The History of Hamburg Chickens
The Hamburg is one of the oldest documented breeds of domesticated poultry. Originating in Holland, the first recorded descriptions and illustrations of Hamburg chickens were made in 1599 by an Italian naturalist named Aldvovani.
Aldvovani originally named the breed the Turkish chicken. The Dutch developed what we now call Golden Penciled and Silver Penciled Hamburg Chickens. It was at some point before the year 1785 that these birds were taken from Holland to England. England embraced the Hamburg Chicken. They embraced it so much that they developed a few more color varieties of the breed, most notably the Golden Spangled and Silver Spangled Hamburg. The Hamburg arrived in the United States in 1856 and was extremely popular among farmers and families alike for its prolific egg production. Hamburg chickens were officially added to the Continental class in the Standard of Perfection almost 20 years later in 1874. They are officially listed as a white skinned, ornamental, non-sitting, egg laying breed that lays medium-sized white eggs.
The Low Down
Hamburg chickens are an active breed whose flightiness and alert disposition make them less tolerable of confinement than other heritage breeds. Most owners choose to own Hamburgs for their productivity. Weighing about 4 pounds on average and laying almost 200 eggs per year, a Hamburg Hen is pound for pound one of the most productive breeds of chicken. And it’s not even their average egg count in a single year that makes them popular egg-layers. It’s their endurance over time as a viable contributor to the farm that makes them truly incredible. Most other breeds will see a sharp decline in egg-output after just one season of laying, much less after the next two or three, but not the Hamburg.
While yes, it is quite unlikely to see a chicken outdo itself in any year after their first laying season, Hamburgs are known for their ability to just keep on going. They’re like the Peyton Manning of chicken breeds (if you don’t count his last season [Superbowl champs though.]) Hamburgs will give you productive seasons year after year. This is as convenient as it is economical for you as the owner. Pullets will begin laying at 4-5 months.
Hamburgs are also very cold hardy. They don’t need too much help to survive. If they have access to a free range environment, Hamburg chickens also make incredible foragers, meaning that they can supplement their diet and save you money on feed (not to mention keep pests to a minimum around the farm or garden.) Though other breeds have eclipsed it as a go-to choice for egg-seekers, Hamburgs can still get it done on the farm.

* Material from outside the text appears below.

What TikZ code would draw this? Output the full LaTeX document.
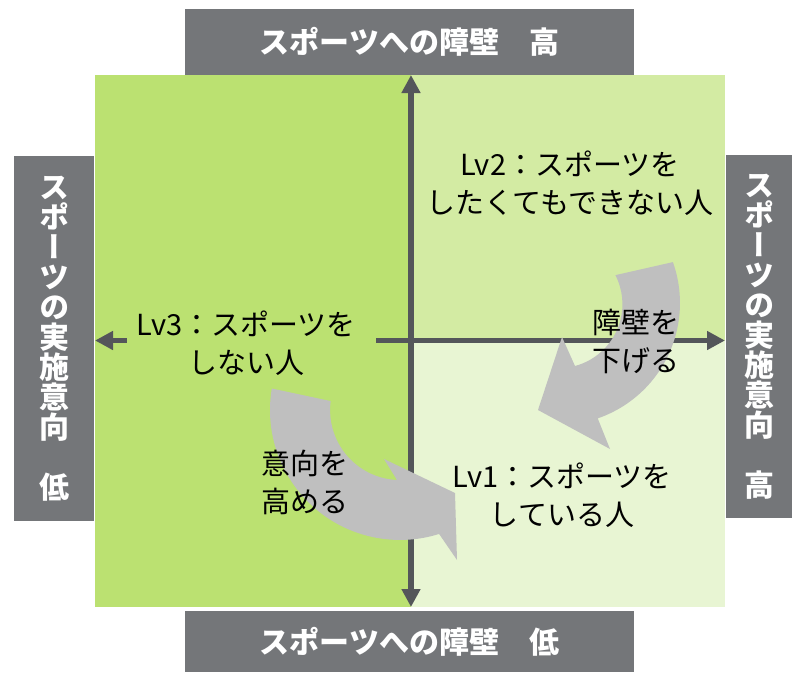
\documentclass[tikz,border=0pt]{standalone}
\usepackage{fontspec}
\setmainfont{Noto Sans CJK JP}
\newfontfamily\vfont[RawFeature=+vert]{Noto Sans CJK JP}
\usetikzlibrary{arrows.meta}
\definecolor{boxgray}{RGB}{116,118,121}
\definecolor{axisgray}{RGB}{84,86,90}
\definecolor{arrowgray}{RGB}{191,191,191}
\definecolor{leftgreen}{RGB}{187,225,113}
\definecolor{topgreen}{RGB}{211,235,163}
\definecolor{botgreen}{RGB}{232,245,211}
\begin{document}
\begin{tikzpicture}[x=1pt,y=-1pt,
  hdr/.style={fill=boxgray, draw=none, text=white, inner sep=0pt,
    font=\bfseries\fontsize{30}{30}\selectfont},
  vbox/.style={fill=boxgray, draw=none, text=white, inner sep=0pt, align=center,
    font=\vfont\bfseries\fontsize{30}{30}\selectfont},
  lbl/.style={align=center, text=black, inner sep=0pt,
    font=\fontsize{29}{38}\selectfont},
  axis/.style={draw=axisgray, line width=5.5pt,
    {Triangle[length=18pt,width=18pt]}-{Triangle[length=18pt,width=18pt]}},
  bigarrow/.style={fill=arrowgray, draw=none}]
\useasboundingbox (0,0) rectangle (792,672);
% quadrants
\fill[leftgreen] (95,75) rectangle (411,607);
\fill[topgreen] (411,75) rectangle (725,340.5);
\fill[botgreen] (411,340.5) rectangle (725,607);
% header boxes
\node[hdr, minimum width=449pt, minimum height=66pt] (top) at (409.5,42) {スポーツへの障壁　高};
\node[hdr, minimum width=449pt, minimum height=61pt] (bottom) at (409.5,641.5) {スポーツへの障壁　低};
\node[vbox, minimum width=80pt, minimum height=365pt] (left) at (54,338.5)
  {ス\\ポ\\ー\\ツ\\の\\実\\施\\意\\向\\[30pt]低};
\node[vbox, minimum width=66pt, minimum height=363pt] (right) at (759,336.5)
  {ス\\ポ\\ー\\ツ\\の\\実\\施\\意\\向\\[30pt]高};
% axes
\coordinate (vt) at (411,75);
\coordinate (vb) at (411,607);
\coordinate (hl) at (95,340.5);
\coordinate (hr) at (725,340.5);
\draw[axis] (vb) -- (vt);
\draw[axis] (hl) -- (hr);
% Lv3 label with background covering the axis
\node[fill=leftgreen, minimum width=249pt, minimum height=24pt, inner sep=0pt] (lv3bg) at (251.5,340.5) {};
\node[lbl] (lv3) at (246,343) {Lv3：スポーツを\\しない人};
% curved block arrows
\fill[bigarrow] (672.9,262.1) arc[start angle=-19.6, end angle=71, radius=122]
  -- (610,449) -- (538,410) -- (562,337) -- (575,366)
  arc[start angle=75, end angle=-27, radius=64] -- cycle;
\fill[bigarrow] (271.8,388.5) arc[start angle=189.5, end angle=72.5, radius=130]
  -- (457,560) -- (455,493) -- (384,459) -- (397,480)
  arc[start angle=92.5, end angle=187.4, radius=70] -- cycle;
% labels
\node[lbl] (lv2) at (570,183) {Lv2：スポーツを\\したくてもできない人};
\node[lbl] (lv1) at (562,495) {Lv1：スポーツを\\している人};
\node[lbl] (down) at (636,341) {障壁を\\下げる};
\node[lbl] (up) at (305,482) {意向を\\高める};
\end{tikzpicture}
\end{document}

As of 2016 there are 11 different color varieties of Hamburg chickens, but only six of which are recognized by the Standard of Perfection. Of those six, we find the Golden Spangled, Golden Penciled, Silver Penciled, and Silver Spangled varieties to be the most beautiful!
The Silver Spangled Hamburg
All Hamburg color varieties have a medium sized rose comb. Silver Spangled males have white feathers with black tips on their head and hackle. The saddle has similar feathers but they are a bit thicker. The male’s sickles (long tail feathers) are longer with a slightly thicker tip. Most of the male’s plumage is similar throughout, though on the wing the spangled color pattern seems to lineup, whereas it might seem random on other parts of the bird.
Females look similar to males but with slightly smaller wing tips on their head and neck. They also have more black spots than males. Both sexes have a dark horn colored beak.
The Golden Spangled Hamburg
Golden Spangled Hamburgs have a similar appearance to Silver Spangled Hamburgs except instead of a silver or white base and black dots, they have a golden or mahogany base with black dots.
The Silver Penciled Hamburg
The Penciled varieties of Hamburgs are interesting due to the difference in plumage between males and females. A Silver Penciled male has mainly white feathers. But it does have black sickle feathers and coverts with a fine white lining around the edges of both. Their wing coverts are also mainly white with black upper webs. The sides of the bird’s body feathers below the wings have penciled black bars.
The hen has a white head, neck, and primary wings, but their body, breast, lower thighs, front of their neck, back, main tail, tail coverts, wing fronts and more (so yeah basically the rest of their body) are white with each feather having equidistant parallel bars of alternating white and greenish black coloring.
This is quite a rare and beautiful color variety that is known to be a hot topic at whatever exhibition show you may find them.
The Golden Penciled Hamburg
Like the difference between Golden and Silver Spangled color patterns, the difference between Golden and Silver Penciled is pretty simple. The Golden Penciled Hamburg has the same discrepancy between male and female plumage, but with a golden mahogany base instead of white or silver.
Like its Silver Penciled counterparts, these birds are also popular at chicken or bird exhibitions.